[RECORDED DATA]
☆ ☆ ☆ ☆ ☆ ☆ ☆

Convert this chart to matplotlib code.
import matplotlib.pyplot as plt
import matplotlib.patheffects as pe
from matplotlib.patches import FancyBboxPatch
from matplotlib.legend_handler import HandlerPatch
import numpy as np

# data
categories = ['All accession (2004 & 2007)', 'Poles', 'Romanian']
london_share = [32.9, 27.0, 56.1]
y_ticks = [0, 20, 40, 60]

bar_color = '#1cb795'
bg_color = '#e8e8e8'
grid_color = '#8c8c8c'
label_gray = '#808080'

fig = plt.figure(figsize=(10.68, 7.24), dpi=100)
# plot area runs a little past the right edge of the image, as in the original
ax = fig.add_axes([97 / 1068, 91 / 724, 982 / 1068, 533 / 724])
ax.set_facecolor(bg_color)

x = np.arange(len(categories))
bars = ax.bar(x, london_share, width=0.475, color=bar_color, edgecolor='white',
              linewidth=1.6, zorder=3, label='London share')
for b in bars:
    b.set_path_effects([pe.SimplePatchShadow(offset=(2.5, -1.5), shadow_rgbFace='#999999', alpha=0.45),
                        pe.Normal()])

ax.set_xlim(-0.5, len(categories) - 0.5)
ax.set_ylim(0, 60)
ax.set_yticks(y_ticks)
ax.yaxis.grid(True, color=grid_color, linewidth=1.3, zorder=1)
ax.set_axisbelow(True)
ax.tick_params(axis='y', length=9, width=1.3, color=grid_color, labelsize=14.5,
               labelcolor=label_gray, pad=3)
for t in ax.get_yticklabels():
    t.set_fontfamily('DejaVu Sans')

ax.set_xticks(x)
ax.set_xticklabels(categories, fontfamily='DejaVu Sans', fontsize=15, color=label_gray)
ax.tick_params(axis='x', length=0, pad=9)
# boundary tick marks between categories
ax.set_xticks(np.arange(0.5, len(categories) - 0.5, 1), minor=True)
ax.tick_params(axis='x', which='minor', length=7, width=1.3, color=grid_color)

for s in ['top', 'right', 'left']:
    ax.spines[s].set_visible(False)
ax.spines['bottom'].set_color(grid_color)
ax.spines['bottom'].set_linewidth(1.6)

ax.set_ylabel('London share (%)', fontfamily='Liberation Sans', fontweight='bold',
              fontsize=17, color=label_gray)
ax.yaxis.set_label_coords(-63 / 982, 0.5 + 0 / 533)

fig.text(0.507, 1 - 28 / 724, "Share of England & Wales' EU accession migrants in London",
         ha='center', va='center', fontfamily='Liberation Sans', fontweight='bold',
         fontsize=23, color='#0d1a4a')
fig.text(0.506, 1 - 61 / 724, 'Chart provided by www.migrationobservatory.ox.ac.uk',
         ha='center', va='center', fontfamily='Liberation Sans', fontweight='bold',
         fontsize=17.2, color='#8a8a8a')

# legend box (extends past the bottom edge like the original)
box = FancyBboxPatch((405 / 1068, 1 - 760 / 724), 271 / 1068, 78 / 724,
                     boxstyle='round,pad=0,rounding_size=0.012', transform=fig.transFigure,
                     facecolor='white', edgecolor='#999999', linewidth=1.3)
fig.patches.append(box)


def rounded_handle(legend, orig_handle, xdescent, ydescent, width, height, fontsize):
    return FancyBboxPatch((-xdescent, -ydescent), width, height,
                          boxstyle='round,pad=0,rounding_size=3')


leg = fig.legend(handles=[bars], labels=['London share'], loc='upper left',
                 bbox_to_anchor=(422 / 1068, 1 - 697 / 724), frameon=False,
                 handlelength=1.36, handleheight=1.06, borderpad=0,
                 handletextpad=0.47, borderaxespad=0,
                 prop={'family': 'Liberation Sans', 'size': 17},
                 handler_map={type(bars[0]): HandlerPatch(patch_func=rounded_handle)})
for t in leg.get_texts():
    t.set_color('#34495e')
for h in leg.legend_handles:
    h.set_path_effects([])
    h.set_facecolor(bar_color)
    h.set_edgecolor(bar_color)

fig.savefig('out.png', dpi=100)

☆ ☆ ☆ ☆ ☆ ☆ ☆

[TO DO] Only the lines from the opening of the material through the line with "t.set_fontfamily('DejaVu Sans')" should be echoed, exactly as written.

[WRITTEN ANSWER]
Convert this chart to matplotlib code.
import matplotlib.pyplot as plt
import matplotlib.patheffects as pe
from matplotlib.patches import FancyBboxPatch
from matplotlib.legend_handler import HandlerPatch
import numpy as np

# data
categories = ['All accession (2004 & 2007)', 'Poles', 'Romanian']
london_share = [32.9, 27.0, 56.1]
y_ticks = [0, 20, 40, 60]

bar_color = '#1cb795'
bg_color = '#e8e8e8'
grid_color = '#8c8c8c'
label_gray = '#808080'

fig = plt.figure(figsize=(10.68, 7.24), dpi=100)
# plot area runs a little past the right edge of the image, as in the original
ax = fig.add_axes([97 / 1068, 91 / 724, 982 / 1068, 533 / 724])
ax.set_facecolor(bg_color)

x = np.arange(len(categories))
bars = ax.bar(x, london_share, width=0.475, color=bar_color, edgecolor='white',
              linewidth=1.6, zorder=3, label='London share')
for b in bars:
    b.set_path_effects([pe.SimplePatchShadow(offset=(2.5, -1.5), shadow_rgbFace='#999999', alpha=0.45),
                        pe.Normal()])

ax.set_xlim(-0.5, len(categories) - 0.5)
ax.set_ylim(0, 60)
ax.set_yticks(y_ticks)
ax.yaxis.grid(True, color=grid_color, linewidth=1.3, zorder=1)
ax.set_axisbelow(True)
ax.tick_params(axis='y', length=9, width=1.3, color=grid_color, labelsize=14.5,
               labelcolor=label_gray, pad=3)
for t in ax.get_yticklabels():
    t.set_fontfamily('DejaVu Sans')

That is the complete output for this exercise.